Numerous studies over the years have produced conflicting results on this question, partly because there are so many confounding factors. People who don't drink aren't a random subset of the population and often differ from moderate drinkers in other ways that may affect their risk. Dr Pek Kei Im of Oxford Population Health and co-authors chose to look at a specific group of non-drinkers who are likely to have fewer confounding factors, and reports in International Journal of Cancer they reap the benefit.
Overall, male non-drinkers have a 14 percent lower risk of getting cancer, the study found, and a 31 percent reduced risk of specific cancers previous studies have linked to alcohol, such as colon, esophagus, and liver.
Most people who don't drink do so for religious reasons or because they or someone close to them previously struggled with addiction. Their inclusion in studies, particularly people who once had a drinking problem, can interfere with comparisons. Consequently, the team looked at a sample of Chinese people who have a genetic intolerance for alcohol, figuring they were less likely to differ from the general population in factors such as diet.

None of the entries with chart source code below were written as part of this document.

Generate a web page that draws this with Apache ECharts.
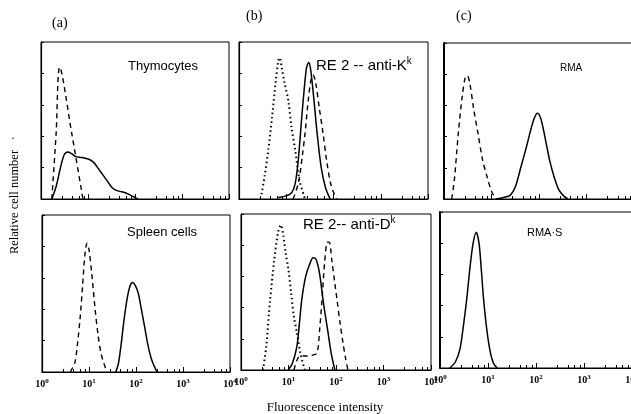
<!DOCTYPE html>
<html><head><meta charset="utf-8">
<script src="https://cdn.jsdelivr.net/npm/echarts@6/dist/echarts.min.js"></script>
<style>html,body{margin:0;padding:0;background:#fff}#c{width:631px;height:414px}</style>
</head><body><div id="c"></div>
<script>
// Tick labels (decades)
const xTicks = [1, 10, 100, 1000, 10000];
const panelTitles = ['(a)', '(b)', '(c)'];
const panelNames = ['Thymocytes', 'RE 2 -- anti-K', 'RMA', 'Spleen cells', 'RE 2-- anti-D', 'RMA·S'];

// (a) Thymocytes
const thymoDashed = [[1.7,0],[2.1,42],[2.5,84],[4.5,42],[7.8,0]];
const thymoSolid = [[1.7,0],[2.1,8],[2.6,20],[3.1,28],[3.7,30],[4.4,29],[5.5,27],[7,26.5],[8.7,26],[11,25],[13.5,23],[16,20],[20,16],[25,12],[31,8],[37,6],[45,5],[62,4],[80,2.5],[100,1],[115,0]];
// (a) Spleen cells
const spleenDashed = [[4,0],[5,6],[5.6,16],[6.5,35],[7.3,55],[8.2,75],[9.1,82],[10,78],[11.5,62],[13.5,40],[15.5,24],[18,12],[21,5],[24,0]];
const spleenSolid = [[37,0],[42,5],[48,17],[55,32],[65,47],[75,55],[85,57],[97,55],[112,50],[130,40],[150,30],[180,17],[220,7],[280,0]];
// (b) RE 2 anti-K^k
const kDotted = [[3.0,3],[3.5,15],[4.2,32],[5.0,52],[6.0,75],[6.8,88],[7.3,90],[8.0,84],[9.2,74],[11,63],[13,45],[15.5,31],[19,12],[25,0]];
const kSolid = [[6.8,1],[10,2],[13,4],[15.5,10],[18,25],[21,50],[24,70],[27,84],[30,87],[33,82],[38,65],[45,42],[55,20],[68,7],[85,0]];
const kDashed = [[14,0],[18,10],[22,28],[25,42],[29,62],[33,75],[37,79],[42,74],[50,58],[60,42],[72,24],[90,8],[117,0]];
// (b) RE 2 anti-D^k
const dDotted = [[2.9,0],[3.4,15],[4.1,45],[5,70],[6,88],[6.9,93],[7.8,86],[8.8,74],[9.8,66],[11.5,48],[13,34],[15,24],[18,10],[22,0]];
const dSolid = [[9.8,0],[12,4],[15,15],[17,30],[19,45],[23,60],[28,68],[33,72],[38,71],[45,62],[55,42],[68,24],[80,10],[95,0]];
const dDashed = [[13,0],[16,8],[20,9],[25,9],[32,9.5],[40,11],[45,25],[51,46],[58,70],[66,82],[72,82],[82,70],[95,55],[105,45],[122,30],[141,17],[160,7],[178,0]];
// (c) RMA
const rmaDashed = [[1.45,0],[1.65,12],[2.0,42],[2.4,65],[2.8,78],[3.1,79],[3.5,74],[4.2,58],[5.2,42],[6.5,25],[8.1,14],[10,5],[12.3,0]];
const rmaSolid = [[12.3,0],[18,1],[25,2.5],[32,8],[42,21],[55,34],[68,45],[80,52],[93,55],[108,52],[125,44],[141,36],[170,24],[209,14],[260,6],[330,2],[407,0]];
// (c) RMA-S
const rmasSolid = [[1.6,0],[2.1,4],[2.6,12],[3.1,28],[3.6,44],[4.2,64],[4.9,80],[5.7,87],[6.5,80],[7.3,62],[8.1,44],[9.5,24],[11.2,10],[13,3],[15.5,0]];

const grids = [
  {left:41, top:42, width:188, height:157},
  {left:239, top:42, width:189, height:157},
  {left:444, top:43, width:190, height:156},
  {left:42, top:215, width:188, height:157},
  {left:241, top:214, width:190, height:156},
  {left:440, top:212, width:192, height:156}
];

const chart = echarts.init(document.getElementById('c'));
const xAxes = grids.map((g, i) => ({
  type:'log', logBase:10, min:xTicks[0], max:xTicks[xTicks.length-1], gridIndex:i,
  axisLine:{show:true, lineStyle:{color:'#000', width:1.2}},
  axisTick:{show:true, inside:true, length:5, lineStyle:{color:'#000'}},
  minorTick:{show:true, splitNumber:5, length:3, lineStyle:{color:'#000'}},
  splitLine:{show:false},
  axisLabel:{show:i>=3, margin:6, color:'#000', hideOverlap:false,
    formatter: v => '{b|10}{s|' + Math.round(Math.log10(v)) + '}',
    rich:{b:{fontFamily:'Liberation Serif', fontSize:10, fontWeight:'bold', color:'#000'},
          s:{fontFamily:'Liberation Serif', fontSize:7, fontWeight:'bold', color:'#000', verticalAlign:'top', padding:[0,0,6,0]}}}
}));
const yAxes = grids.map((g, i) => ({
  type:'value', min:0, max:100, interval:20, gridIndex:i,
  axisLine:{show:true, lineStyle:{color:'#000', width: i===2||i===5 ? 2 : 1.2}},
  axisTick:{show:true, inside:true, length:3, lineStyle:{color:'#000'}},
  axisLabel:{show:false}, splitLine:{show:false}
}));

const solid = {color:'#000', width:1.5, type:'solid'};
const dashed = {color:'#000', width:1.4, type:[5,4]};
const dotted = {color:'#000', width:2, type:[1.5,3]};
function s(data, idx, style) {
  return {type:'line', data:data, xAxisIndex:idx, yAxisIndex:idx, smooth:0.3, showSymbol:false,
    lineStyle:style, silent:true, animation:false};
}
const series = [
  s(thymoDashed,0,dashed), s(thymoSolid,0,solid),
  s(kDotted,1,dotted), s(kSolid,1,solid), s(kDashed,1,dashed),
  s(rmaDashed,2,dashed), s(rmaSolid,2,solid),
  s(spleenDashed,3,dashed), s(spleenSolid,3,solid),
  s(dDotted,4,dotted), s(dSolid,4,solid), s(dDashed,4,dashed),
  s(rmasSolid,5,solid)
];

const serif = 'Liberation Serif';
const sansN = "'Liberation Sans Narrow', 'Liberation Sans', Arial";
const txt = (text, x, y, size, family, extra) => ({type:'text', left:x, top:y, style:Object.assign({text:text, fontSize:size, fontFamily:family, fill:'#000'}, extra||{})});
const supText = (main, sup, x, y) => ({type:'text', left:x, top:y, style:{text:'{m|' + main + '}{s|' + sup + '}', rich:{m:{fontSize:15, fontFamily:sansN, fill:'#000'}, s:{fontSize:10, fontFamily:sansN, fill:'#000', verticalAlign:'top', padding:[0,0,10,0]}}}});

const graphic = [
  txt(panelTitles[0], 52, 16, 14, serif),
  txt(panelTitles[1], 246, 9, 14, serif),
  txt(panelTitles[2], 456, 9, 14, serif),
  txt(panelNames[0], 128, 60, 13, sansN),
  txt(panelNames[3], 127, 226, 13, sansN),
  supText(panelNames[1], 'k', 316, 56),
  supText(panelNames[4], 'k', 303, 215),
  txt(panelNames[2], 560, 63, 10, sansN),
  txt(panelNames[5], 527, 227, 11, sansN),
  {type:'text', x:15, y:202, rotation:Math.PI/2, style:{text:'Relative cell number', fontSize:12.5, fontFamily:serif, fill:'#000', align:'center', verticalAlign:'middle'}},
  txt('·', 11, 133, 12, serif),
  {type:'text', x:325, y:408, style:{text:'Fluorescence intensity', fontSize:13, fontFamily:serif, fill:'#000', align:'center', verticalAlign:'middle'}}
];

chart.setOption({
  animation:false,
  grid: grids.map(g => Object.assign({show:true, borderColor:'#000', borderWidth:1, backgroundColor:'transparent', containLabel:false, outerBoundsMode:'none'}, g)),
  xAxis:xAxes, yAxis:yAxes, series:series, graphic:graphic
});
</script></body></html>
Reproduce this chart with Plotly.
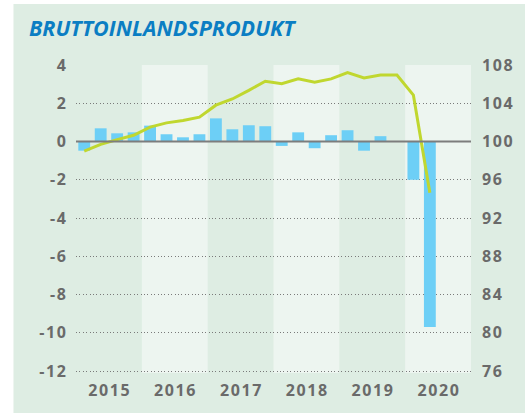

Two gene variants (alleles) common in East Asia interfere with the production of enzymes that detoxify alcohol, causing acetaldehyde to build up in the blood after drinking. Most people with these genes find alcohol consumption less pleasant than the rest of the population, and so do it rarely or not at all. For the few who drink anyway, acetaldehyde, a known carcinogen, is suspected to add to their risk.
Im and co-authors looked for the ALDH2 and ADH1B alleles in DNA from 150,000 people deposited in the China Kadoorie Biobank and compared these with responses to questions about drinking habits and 11 years of health insurance records.
Only 1 percent of men with one allele of the ALDH2 gene in the study drank regularly, compared to 46 percent of those with a different allele, and their cancer rates were correspondingly lower. However, it appears that for those lacking the alcohol-destroying enzymes, acetaldehyde increases their risk of cancer relative to other drinkers. With so few drinkers among those with the relevant alleles, this observation is more tentative.
“These findings indicate that alcohol directly causes several types of cancer, and that these risks may be increased further in people with inherited low alcohol tolerability who cannot properly metabolise alcohol,” Im said in an emailed statement.
Alcohol consumption is so low among Chinese women (only 2 percent reported drinking regularly), that even though they made up 60 percent of the sample, the analysis focused on men instead. But they did find that low-alcohol tolerability alleles were not linked to increased risk of cancer in women, indicating that the reduced risk of cancer in men carrying these gene variants directly results from their lower alcohol consumption.
One comfort in this for those fond of alcohol is that the effects in moderation are modest, which is why we have taken so long to confirm them.